Chapter four (2015-present): Tumblr aesthetic, YouTube lofi, AI image generation. The actual cyberpunk-Ghibli fusion happens online, not in any single film. Tumblr accounts in the mid-2010s started combining Studio Ghibli screenshots with synthwave aesthetics. The YouTube lofi-hip-hop scene that emerged around the same time — Lofi Girl, Chillhop Music, ChilledCow — used animated backgrounds that drew on both lineages. By the time large image-generation models became publicly available in 2022-2023, “cyberpunk Ghibli” had become a recognised prompt category, and tools like Stable Diffusion were trained on enough Tumblr-era source material to render the combination convincingly.
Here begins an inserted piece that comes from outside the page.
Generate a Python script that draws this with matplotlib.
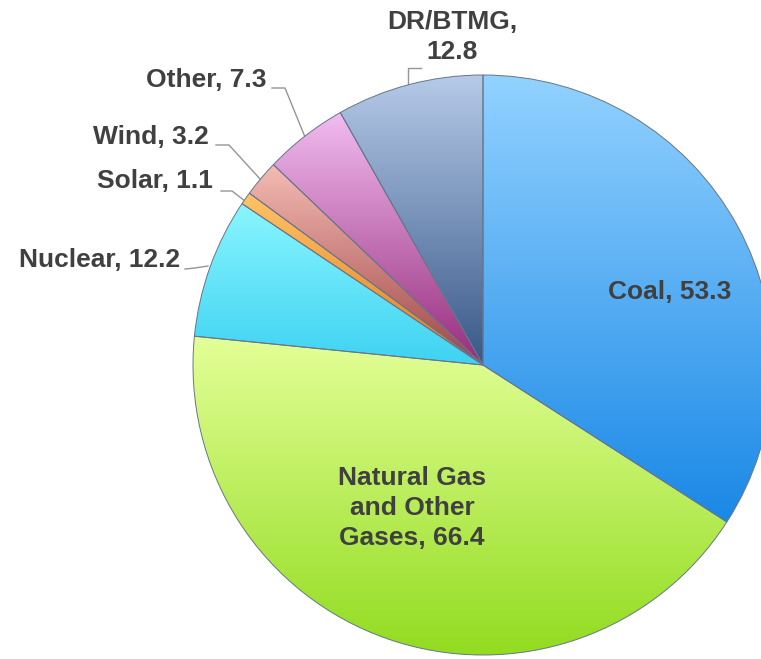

What this means for the wallpapers in our cyberpunk Ghibli collection is that they sit at the end of a long visual conversation, not at the beginning of one. The familiar feel of a cyberpunk-Ghibli scene is not coincidence — it is the result of forty years of cumulative visual development that you have been seeing pieces of without necessarily connecting them. When the imagery feels both new and oddly familiar, that is because both are true.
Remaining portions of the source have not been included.